Though I have to admit my first response to hearing that he went with 3 phase AC was "ooh so he'll have a step-up transformer in line next and a 2.4kV transmission line". Have to admit I was sort of disappointed when I saw the single phase with protective earth cable being used to carry 24V 3ph AC with 7 or 8A peak loads per phase.

I agree with your analysis. He'd get a faster payback by reconfiguring the electrical, but only once his current system breaks.

I was thinking the same thing. Keep head pressure all the time. I is easier than attaching and "electric vacuum" to it. The electric vacuum also destroys the purpose of the independence of that unit.

@@lw7238 or @warren osborne Hypothetical from a layman, but would automating a backup vacuum system be too horrible? initial and maintenance costs go up, but an extra (car?) battery with couple extra valves, sensors, etc... enable the system to keep the battery charged to reasonable levels while operating. that way if something does happen, at appropriate water levels you can restart the system automatically.
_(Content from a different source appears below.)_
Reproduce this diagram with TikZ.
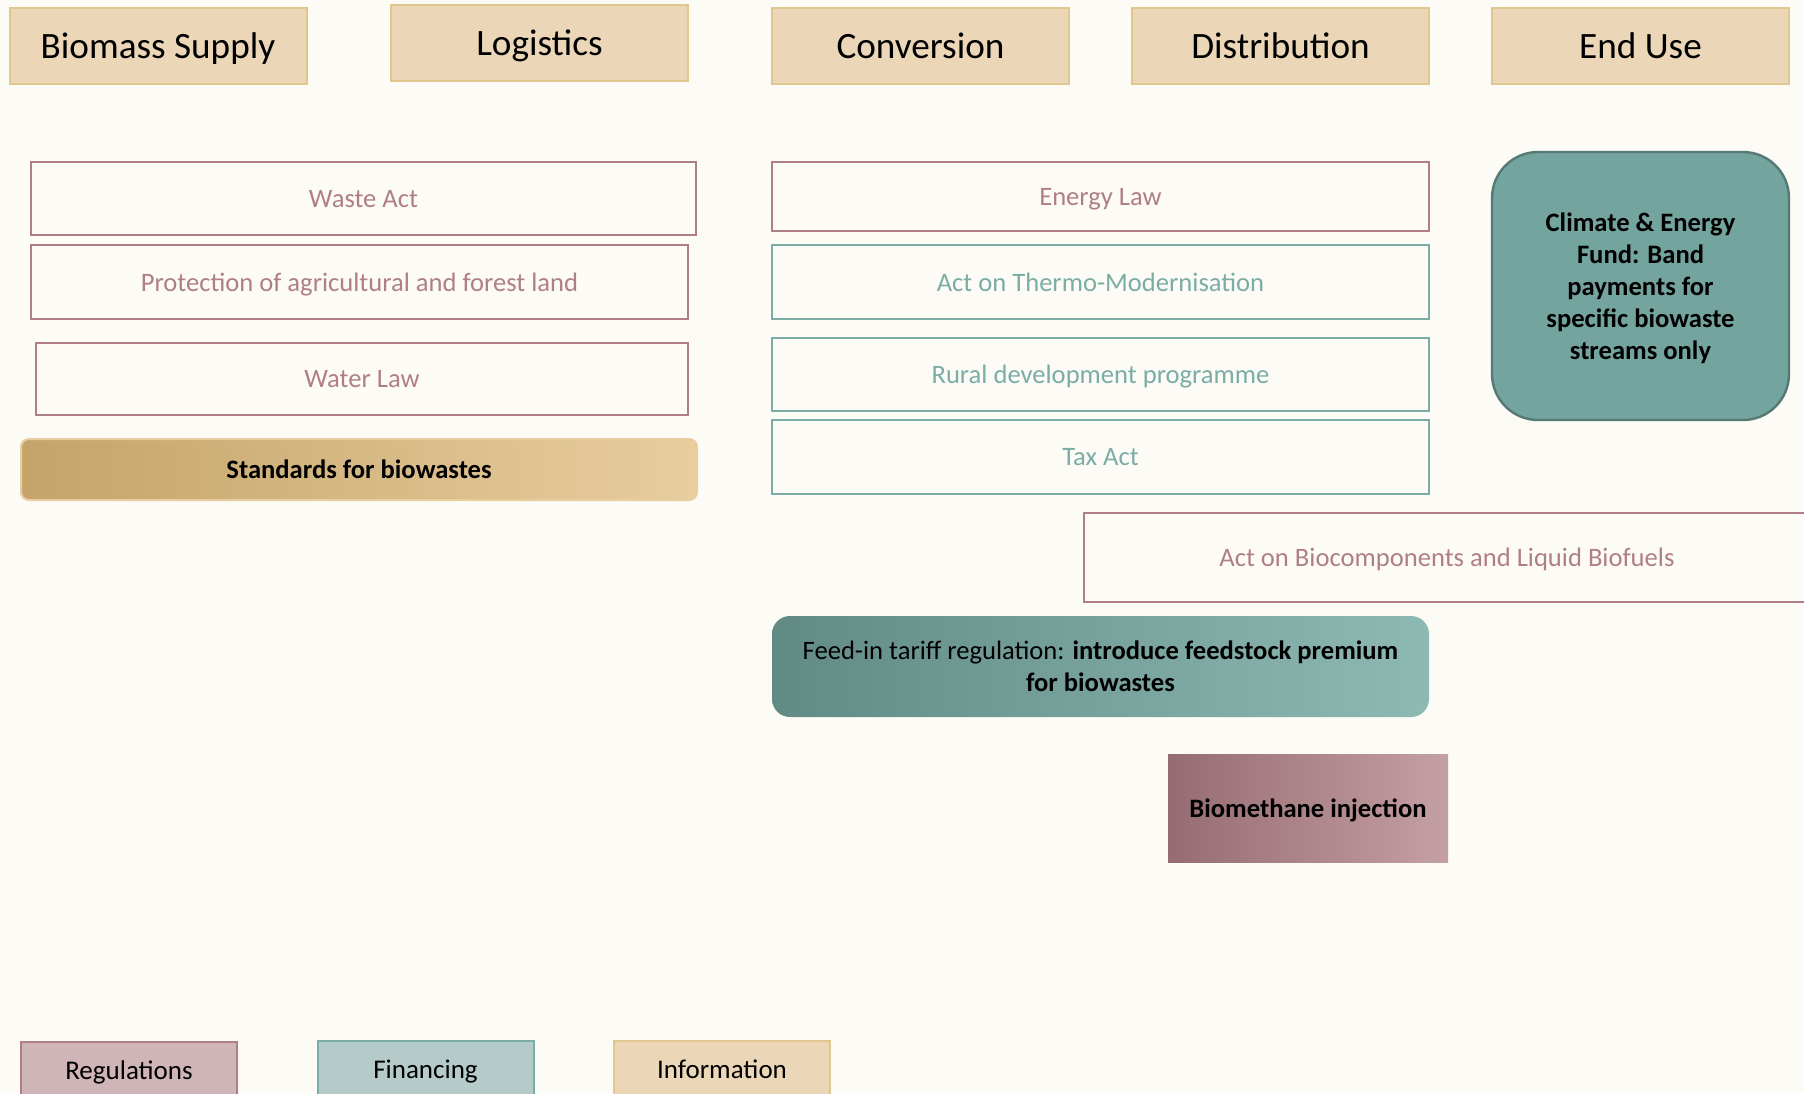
\documentclass[tikz,border=0pt]{standalone}
\usepackage{fontspec}
\setmainfont{Carlito}
\usepackage{xcolor}
\usetikzlibrary{positioning}

\definecolor{bgcream}{HTML}{FDFBF6}
\definecolor{hdrfill}{HTML}{EBD7B8}
\definecolor{hdrline}{HTML}{E2C68F}
\definecolor{regline}{HTML}{B07F86}
\definecolor{regfill}{HTML}{CFB5B8}
\definecolor{finline}{HTML}{7AADA6}
\definecolor{finfill}{HTML}{B4CBC9}
\definecolor{stddark}{HTML}{C4A46A}
\definecolor{stdlight}{HTML}{E8CD9E}

\begin{document}
\begin{tikzpicture}[
  x=0.5pt, y=-0.5pt,
  every node/.style={text depth=0pt},
  hdr/.style={draw=hdrline, line width=1pt, fill=hdrfill, minimum width=148.5pt, minimum height=38pt, font=\fontsize{18.6}{22}\selectfont},
  reg/.style={draw=regline, line width=0.8pt, text=regline, font=\fontsize{13.3}{16}\selectfont},
  fin/.style={draw=finline, line width=0.8pt, text=finline, font=\fontsize{13.3}{16}\selectfont},
  legend/.style={line width=1pt, minimum width=108pt, minimum height=28pt, font=\fontsize{13.5}{16}\selectfont}
]
\fill[bgcream] (0,0) rectangle (1804,1093);
\useasboundingbox (0,0) rectangle (1804,1093);

% chain stages
\node[hdr] (supply) at (158,46) {Biomass Supply};
\node[hdr] (logist) at (539.5,43) {Logistics};
\node[hdr] (convers) at (920.5,46) {Conversion};
\node[hdr] (distrib) at (1280.5,46) {Distribution};
\node[hdr] (enduse) at (1640.5,46) {End Use};

% left column
\node[reg, minimum width=332.5pt, minimum height=36.5pt] (waste) at (363.5,198.5) {Waste Act};
\node[reg, minimum width=328.5pt, minimum height=37pt] (landprot) at (359.5,282) {Protection of agricultural and forest land};
\node[reg, minimum width=326pt, minimum height=36pt] (water) at (362,379) {Water Law};
\node[draw=stdlight, line width=1pt, rounded corners=4pt, left color=stddark, right color=stdlight,
  minimum width=338pt, minimum height=30.5pt, font=\fontsize{13.3}{16}\selectfont\bfseries] (standards) at (359,469.5) {Standards for biowastes};

% middle column
\node[reg, minimum width=328.5pt, minimum height=34.5pt] (energy) at (1100.5,196.5) {Energy Law};
\node[fin, minimum width=328.5pt, minimum height=37pt] (thermo) at (1100.5,282) {Act on Thermo-Modernisation};
\node[fin, minimum width=328.5pt, minimum height=36.5pt] (rural) at (1100.5,374.5) {Rural development programme};
\node[fin, minimum width=328.5pt, minimum height=37pt] (tax) at (1100.5,457) {Tax Act};
\node[reg, minimum width=363pt, minimum height=44.5pt] (biofuels) at (1447,557.5) {Act on Biocomponents and Liquid Biofuels};
\node[rounded corners=9pt, left color=finline!80!black, right color=finline!85!white, align=center,
  minimum width=328.5pt, minimum height=50.5pt, font=\fontsize{13.3}{16}\selectfont] (feedin) at (1100.5,666.5)
  {Feed-in tariff regulation: \textbf{introduce feedstock premium}\\\textbf{for biowastes}};
\node[left color=regline!85!black, right color=regline!75!white, minimum width=140pt, minimum height=54pt,
  font=\fontsize{13.3}{16}\selectfont\bfseries] (biomethane) at (1308,808) {Biomethane injection};

% right column
\node[draw=finline!70!black, line width=1.2pt, fill=finline!95!black, rounded corners=23pt, align=center,
  minimum width=148.5pt, minimum height=134pt, font=\fontsize{13.3}{16}\selectfont\bfseries] (climate) at (1640.5,286)
  {Climate \& Energy\\Fund: Band\\payments for\\specific biowaste\\streams only};

% legend
\node[legend, draw=regline, fill=regfill] (legreg) at (129,1070) {Regulations};
\node[legend, draw=finline, fill=finfill] (legfin) at (425.5,1069) {Financing};
\node[legend, draw=hdrline, fill=hdrfill] (leginfo) at (722,1069) {Information};
\end{tikzpicture}
\end{document}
Eventually dissolved gasses within the water will break the vacuum and stop the siphon I would think. Maybe if the water is flowing fast enough it will take the bubbles with it. I guess they would know if this happens or not.
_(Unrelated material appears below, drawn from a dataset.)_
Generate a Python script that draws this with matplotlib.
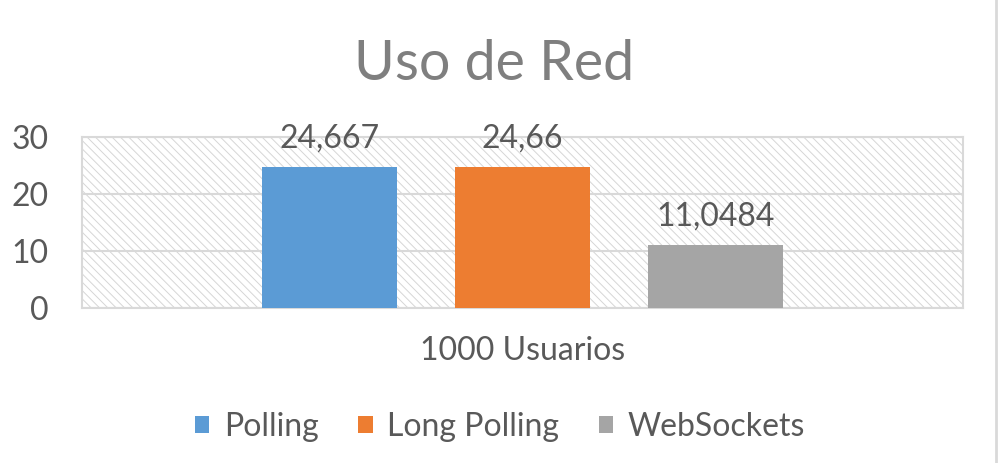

@@fuzzywzhe I think that would take some time for the oxygen to build up. But you are right it would need to be airtight.

@@lw7238 Well, I don't know how well gasses dissolve into water, but there would be gas - could be CO2, Oxygen, or even Nitrogen. Nitrogen is the most abundant gas in our atmosphere.
It might not build up at all, if the flow is fast enough. The people would be able to know. I'm only talking as an engineer, and what I would expect, what I expect may not conform to reality. Also, I'm an electrical engineer, my opinion is only based on basic education in fluids and that's early education, and I'm certainly no expert.